EMDR Themes and Eating Disorders

Eye Movement Desensitization and Reprocessing Therapy (commonly known by its acronym, EMDR) is well-known for its use in the treatment of trauma and PTSD, but it can be used to treat a variety of other conditions as well. Part of what makes EMDR adaptive outside of trauma is the way it categorizes the problems that clients come in with. 

If you’re reading this, you’ve probably come into therapy saying something like, “I want to improve my relationship with food” or “I want to feel more confident in myself.” These are very valid issues to get professional help with, but EMDR takes these problems one step further. Instead of viewing these are the presenting problem, EMDR looks at these issues as symptoms of a greater problem, one that falls into at least one of three categories: 

  2. Responsibility/defectiveness
  3.  (“I am unlovable,” “I am not good enough,” “I am worthless” etc.)
  6. Safety/vulnerability
  7.  (“I am not safe,” “I cannot trust anyone” etc.) and 
  10. Power/choices
  11.  (“I am not in control,” “I am powerless,” “I can’t handle it” etc.).

This ideology cuts to the core of eating disorders. If we use the iceberg analogy, the eating disorder behaviors are above the waterline, the part of the iceberg that others can see. What’s underneath the waterline goes more toward the function of the eating disorder, factors that maintain it, and how it developed in the first place. These EMDR themes – responsibility/defectiveness, safety/vulnerability, and power/choices – are below the waterline of the iceberg and play a significant role in the development of and recovery from an eating disorder. Understanding how a client came to view themselves as unlovable is critical to being able to answer the question of how the future can be different. Reworking a client’s idea of empowerment, something antithetical to believing they are powerless, is necessary to view recovery-oriented choices as a way to gain control, rather than relinquishing it. 

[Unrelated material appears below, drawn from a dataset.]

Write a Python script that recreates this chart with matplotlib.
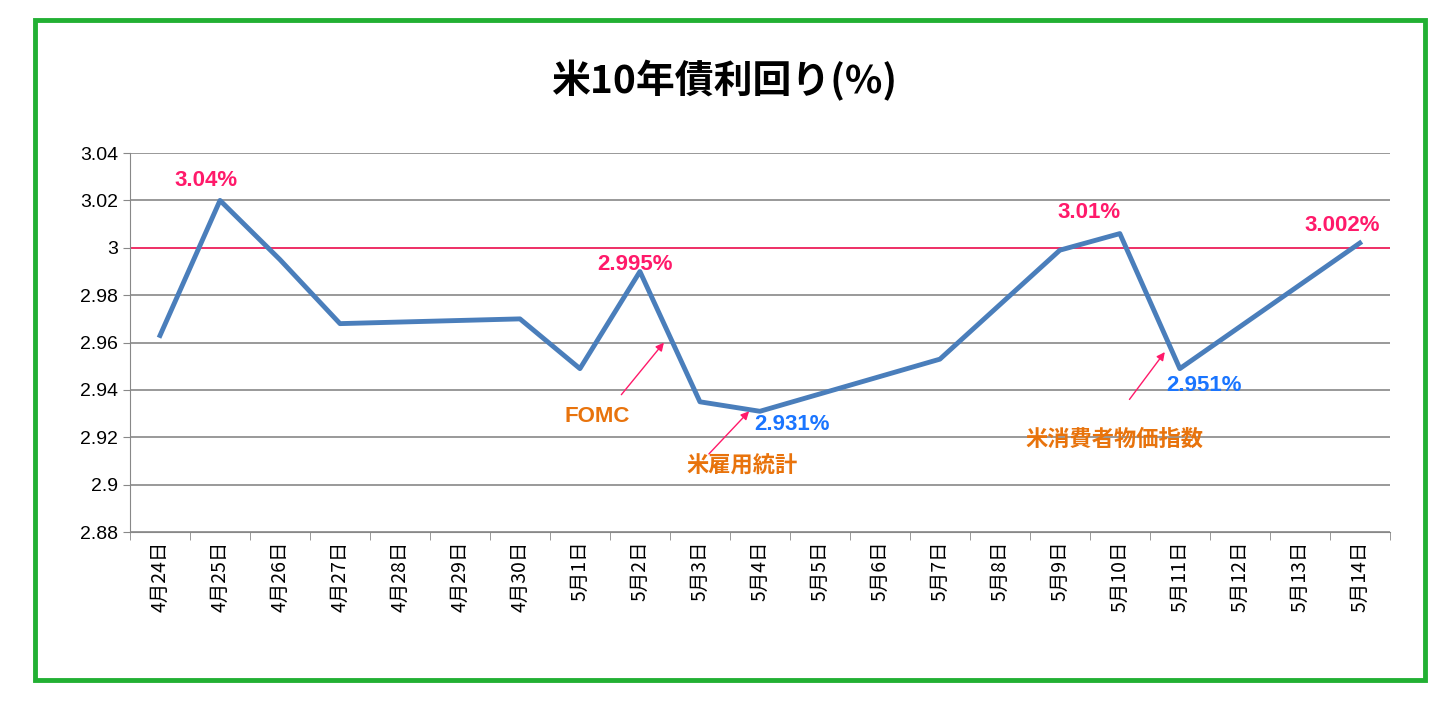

By thinking about the eating disorder through the lens of these categories, ask yourself what the purpose of your eating disorder is and work with your therapist to understand how this belief came into fruition. You can use EMDR (if your therapist is trained in it) or you can explore your attachment style and relationship patterns, use narrative therapy to understand the themes in your life, or even create a timeline of events over the course of your life that feed into one of these themes. Understanding your eating disorder is the key to recovering from it, so be curious toward it, lean into the discomfort, and know that recovery will help you shift your views of yourself and the world so that you can be more present with your loved ones and your emotional experiences.